Blues at Timbuctoo music fest returns to Lake Placid
LAKE PLACID — The fourth annual Blues at Timbuctoo (BT2) festival will bring three class acts to the base lodge of the Olympic Jumping Complex John Brown Farm State Historic Site on Saturday, Sept. 14, from noon to 5 p.m. The event, which is presented by John Brown Lives! and Delta Blue, is family-friendly, free and open to the public.
(UPDATE: Due to weather concerns, the event has been relocated from the John Brown Farm State Historic Site.)
This year’s line-up includes: Jerry Dugger, a Bronx-born, Harlem-raised guitar player who frequently plays the Red Lion and Lucille’s Grille at B.B. King’s Blues Club in New York City; Alexis P. Suter, a powerful singer nominated for multiple Blues Music Awards, including Best Contemporary Female Act in 2017; and Eli Yamin Blues Band, known for their unique interpretations on piano, bass, percussion and voice of standards, and emotionally captivating original songs. The band will be joined on vocals by Joy F. Brown.
A day of music that brings messages of hope and healing, in a place steeped in a history of struggle, sacrifice and multiracial unity, Blues at Timbuctoo is more than a concert.

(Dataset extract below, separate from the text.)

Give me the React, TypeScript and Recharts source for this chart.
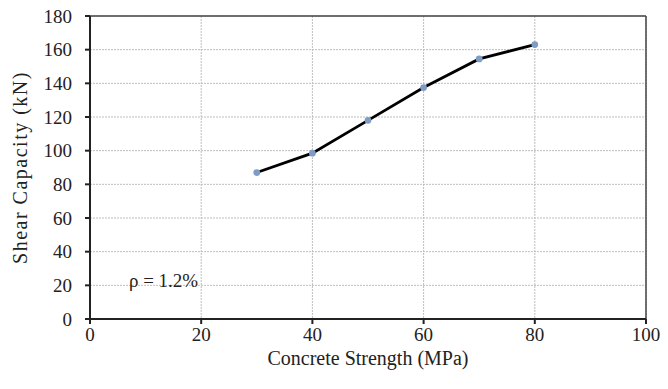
import React from 'react'
import {
  LineChart,
  Line,
  XAxis,
  YAxis,
  CartesianGrid,
  ReferenceLine,
  ReferenceDot,
} from 'recharts'

const strength = [30, 40, 50, 60, 70, 80]
const capacity = [87, 98.5, 118, 137.5, 154.5, 163]
const xTicks = [0, 20, 40, 60, 80, 100]
const yTicks = [0, 20, 40, 60, 80, 100, 120, 140, 160, 180]

const data = strength.map((s, i) => ({ strength: s, capacity: capacity[i] }))

const font = '"Liberation Serif", "Times New Roman", serif'
const tickStyle = { fill: '#222', fontSize: 19, fontFamily: font, style: { fontFamily: font } }

export default function App() {
  return (
    <div
      style={{ position: 'absolute', left: 0, top: 0, background: '#fff', fontFamily: font }}
    >
      <LineChart
        width={668}
        height={389}
        data={data}
        margin={{ top: 16, right: 22, bottom: 0, left: 0 }}
        style={{ fontFamily: font }}
      >
        <CartesianGrid stroke="#bdbdbd" strokeDasharray="2 1" />
        <XAxis
          type="number"
          dataKey="strength"
          domain={[0, 100]}
          ticks={xTicks}
          height={70}
          tickSize={5}
          tickMargin={4}
          stroke="#222"
          strokeWidth={2}
          tick={tickStyle}
          label={{
            value: 'Concrete Strength (MPa)',
            position: 'insideBottom',
            offset: 24,
            fill: '#222',
            fontSize: 20,
            fontFamily: font,
          }}
        />
        <YAxis
          type="number"
          domain={[0, 180]}
          ticks={yTicks}
          width={90}
          tickSize={5}
          tickMargin={13}
          stroke="#222"
          strokeWidth={2}
          tick={tickStyle}
          label={{
            value: 'Shear Capacity (kN)',
            angle: -90,
            position: 'insideLeft',
            offset: 20,
            style: { textAnchor: 'middle', letterSpacing: '1.5px', fontFamily: font },
            fill: '#222',
            fontSize: 20,
          }}
        />
        <ReferenceLine y={180} stroke="#444" strokeWidth={1.5} />
        <ReferenceLine x={100} stroke="#444" strokeWidth={1.5} />
        <ReferenceDot
          x={7}
          y={23}
          r={0}
          stroke="none"
          label={{
            value: 'ρ = 1.2%',
            position: 'right',
            offset: 0,
            fill: '#222',
            fontSize: 19,
            style: { fontFamily: font },
          }}
        />
        <Line
          type="linear"
          dataKey="capacity"
          stroke="#000"
          strokeWidth={2.8}
          dot={{ r: 2, fill: '#7f9cc4', stroke: '#7f9cc4' }}
          isAnimationActive={false}
        />
      </LineChart>
    </div>
  )
}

Dugger, who returns for the fourth time to headline BT2, was struck by the spiritual sensation of being at the farm and described the abolitionist’s home and final resting place as the “perfect environment to hear the message of unity we’re promoting … needed now more than ever, as race relations are a strained as they’ve ever been in our country.”
Ellen Rocco, former Station Manager of North Country Public Radio and host of the popular weekly show on the station, The Blue Note, will emcee the event.
Weather permitting, BT2 will be held outdoors, and all are encouraged to pack a picnic and bring a blanket or chair and sun umbrella. An alternate venue will be announced in the event of inclement weather.
In addition to the music, John Brown Lives!’ “Dreaming of Timbuctoo” exhibition will be on display at the farm’s Upper Barn. The exhibition details a chapter in the long struggle for equal voting rights in New York State. Hailed in the 1840s as a “scheme of justice and benevolence,” it involved a give-away of 120,000 Adirondack acres so that free Black New York men might meet a discriminatory property requirement and gain the right to vote.
JOHN BROWN LIVES! (JBL!) is a freedom education and human rights project that uses the lens, legacies and lessons of the past to inform and inspire civic involvement to address some of the most pressing concerns of our time, from mass incarceration and human trafficking to voting rights and climate justice. Celebrating its 20th anniversary, JBL! has sponsored surprising collaborations, groundbreaking research, community dialogue and cultural initiatives since 1999 that upend conventional narratives, provide portals for oft-avoided conversations and facilitate examination of our history for its useful legacies in the present.